WHAT NEEDS TO BE DONE – Copy out all of the material, matching it word for word.

DATA SHOWN –
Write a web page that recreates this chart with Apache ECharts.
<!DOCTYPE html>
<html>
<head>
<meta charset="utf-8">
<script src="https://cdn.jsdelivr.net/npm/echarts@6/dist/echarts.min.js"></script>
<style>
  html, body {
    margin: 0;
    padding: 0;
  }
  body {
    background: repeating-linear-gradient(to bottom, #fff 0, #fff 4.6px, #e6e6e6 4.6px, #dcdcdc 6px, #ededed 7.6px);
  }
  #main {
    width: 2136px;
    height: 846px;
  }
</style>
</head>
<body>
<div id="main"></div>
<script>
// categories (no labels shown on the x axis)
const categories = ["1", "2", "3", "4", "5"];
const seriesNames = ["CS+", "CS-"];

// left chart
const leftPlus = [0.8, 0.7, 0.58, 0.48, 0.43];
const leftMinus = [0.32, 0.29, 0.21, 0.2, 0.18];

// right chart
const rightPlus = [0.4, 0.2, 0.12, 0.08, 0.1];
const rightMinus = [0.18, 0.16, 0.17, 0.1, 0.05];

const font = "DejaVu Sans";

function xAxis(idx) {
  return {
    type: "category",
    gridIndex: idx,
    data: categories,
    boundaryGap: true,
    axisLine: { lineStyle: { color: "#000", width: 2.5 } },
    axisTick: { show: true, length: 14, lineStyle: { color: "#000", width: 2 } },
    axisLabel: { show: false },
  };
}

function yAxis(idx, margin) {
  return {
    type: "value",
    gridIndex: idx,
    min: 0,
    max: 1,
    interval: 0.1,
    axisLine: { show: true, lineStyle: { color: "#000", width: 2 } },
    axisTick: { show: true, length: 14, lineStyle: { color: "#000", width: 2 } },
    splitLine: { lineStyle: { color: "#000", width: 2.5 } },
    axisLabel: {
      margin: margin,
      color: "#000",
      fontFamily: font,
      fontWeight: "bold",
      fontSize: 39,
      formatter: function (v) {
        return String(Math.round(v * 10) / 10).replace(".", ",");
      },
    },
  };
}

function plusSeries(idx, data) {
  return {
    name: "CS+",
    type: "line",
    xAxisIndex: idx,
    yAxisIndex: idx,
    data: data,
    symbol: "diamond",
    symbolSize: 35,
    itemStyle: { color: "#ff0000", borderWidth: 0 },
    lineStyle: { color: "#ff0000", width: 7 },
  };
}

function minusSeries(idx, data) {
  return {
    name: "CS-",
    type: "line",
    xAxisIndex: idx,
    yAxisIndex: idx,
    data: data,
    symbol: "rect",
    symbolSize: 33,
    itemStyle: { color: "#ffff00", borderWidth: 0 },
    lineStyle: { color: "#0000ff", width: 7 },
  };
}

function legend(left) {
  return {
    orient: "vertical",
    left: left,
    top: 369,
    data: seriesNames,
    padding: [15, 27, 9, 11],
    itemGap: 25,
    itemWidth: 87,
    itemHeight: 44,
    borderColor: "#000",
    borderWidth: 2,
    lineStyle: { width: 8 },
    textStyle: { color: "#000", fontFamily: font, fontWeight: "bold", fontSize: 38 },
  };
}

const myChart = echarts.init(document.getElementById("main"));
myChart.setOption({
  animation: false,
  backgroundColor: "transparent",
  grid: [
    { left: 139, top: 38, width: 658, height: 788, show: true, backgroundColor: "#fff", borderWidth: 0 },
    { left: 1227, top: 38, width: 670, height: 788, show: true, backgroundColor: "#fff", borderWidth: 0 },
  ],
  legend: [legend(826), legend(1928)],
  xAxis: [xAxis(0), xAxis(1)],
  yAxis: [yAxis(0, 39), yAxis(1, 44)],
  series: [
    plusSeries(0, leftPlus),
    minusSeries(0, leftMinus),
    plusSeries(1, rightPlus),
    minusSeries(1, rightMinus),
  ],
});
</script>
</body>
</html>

WRITTEN ANSWER –
Write a web page that recreates this chart with Apache ECharts.
<!DOCTYPE html>
<html>
<head>
<meta charset="utf-8">
<script src="https://cdn.jsdelivr.net/npm/echarts@6/dist/echarts.min.js"></script>
<style>
  html, body {
    margin: 0;
    padding: 0;
  }
  body {
    background: repeating-linear-gradient(to bottom, #fff 0, #fff 4.6px, #e6e6e6 4.6px, #dcdcdc 6px, #ededed 7.6px);
  }
  #main {
    width: 2136px;
    height: 846px;
  }
</style>
</head>
<body>
<div id="main"></div>
<script>
// categories (no labels shown on the x axis)
const categories = ["1", "2", "3", "4", "5"];
const seriesNames = ["CS+", "CS-"];

// left chart
const leftPlus = [0.8, 0.7, 0.58, 0.48, 0.43];
const leftMinus = [0.32, 0.29, 0.21, 0.2, 0.18];

// right chart
const rightPlus = [0.4, 0.2, 0.12, 0.08, 0.1];
const rightMinus = [0.18, 0.16, 0.17, 0.1, 0.05];

const font = "DejaVu Sans";

function xAxis(idx) {
  return {
    type: "category",
    gridIndex: idx,
    data: categories,
    boundaryGap: true,
    axisLine: { lineStyle: { color: "#000", width: 2.5 } },
    axisTick: { show: true, length: 14, lineStyle: { color: "#000", width: 2 } },
    axisLabel: { show: false },
  };
}

function yAxis(idx, margin) {
  return {
    type: "value",
    gridIndex: idx,
    min: 0,
    max: 1,
    interval: 0.1,
    axisLine: { show: true, lineStyle: { color: "#000", width: 2 } },
    axisTick: { show: true, length: 14, lineStyle: { color: "#000", width: 2 } },
    splitLine: { lineStyle: { color: "#000", width: 2.5 } },
    axisLabel: {
      margin: margin,
      color: "#000",
      fontFamily: font,
      fontWeight: "bold",
      fontSize: 39,
      formatter: function (v) {
        return String(Math.round(v * 10) / 10).replace(".", ",");
      },
    },
  };
}

function plusSeries(idx, data) {
  return {
    name: "CS+",
    type: "line",
    xAxisIndex: idx,
    yAxisIndex: idx,
    data: data,
    symbol: "diamond",
    symbolSize: 35,
    itemStyle: { color: "#ff0000", borderWidth: 0 },
    lineStyle: { color: "#ff0000", width: 7 },
  };
}

function minusSeries(idx, data) {
  return {
    name: "CS-",
    type: "line",
    xAxisIndex: idx,
    yAxisIndex: idx,
    data: data,
    symbol: "rect",
    symbolSize: 33,
    itemStyle: { color: "#ffff00", borderWidth: 0 },
    lineStyle: { color: "#0000ff", width: 7 },
  };
}

function legend(left) {
  return {
    orient: "vertical",
    left: left,
    top: 369,
    data: seriesNames,
    padding: [15, 27, 9, 11],
    itemGap: 25,
    itemWidth: 87,
    itemHeight: 44,
    borderColor: "#000",
    borderWidth: 2,
    lineStyle: { width: 8 },
    textStyle: { color: "#000", fontFamily: font, fontWeight: "bold", fontSize: 38 },
  };
}

const myChart = echarts.init(document.getElementById("main"));
myChart.setOption({
  animation: false,
  backgroundColor: "transparent",
  grid: [
    { left: 139, top: 38, width: 658, height: 788, show: true, backgroundColor: "#fff", borderWidth: 0 },
    { left: 1227, top: 38, width: 670, height: 788, show: true, backgroundColor: "#fff", borderWidth: 0 },
  ],
  legend: [legend(826), legend(1928)],
  xAxis: [xAxis(0), xAxis(1)],
  yAxis: [yAxis(0, 39), yAxis(1, 44)],
  series: [
    plusSeries(0, leftPlus),
    minusSeries(0, leftMinus),
    plusSeries(1, rightPlus),
    minusSeries(1, rightMinus),
  ],
});
</script>
</body>
</html>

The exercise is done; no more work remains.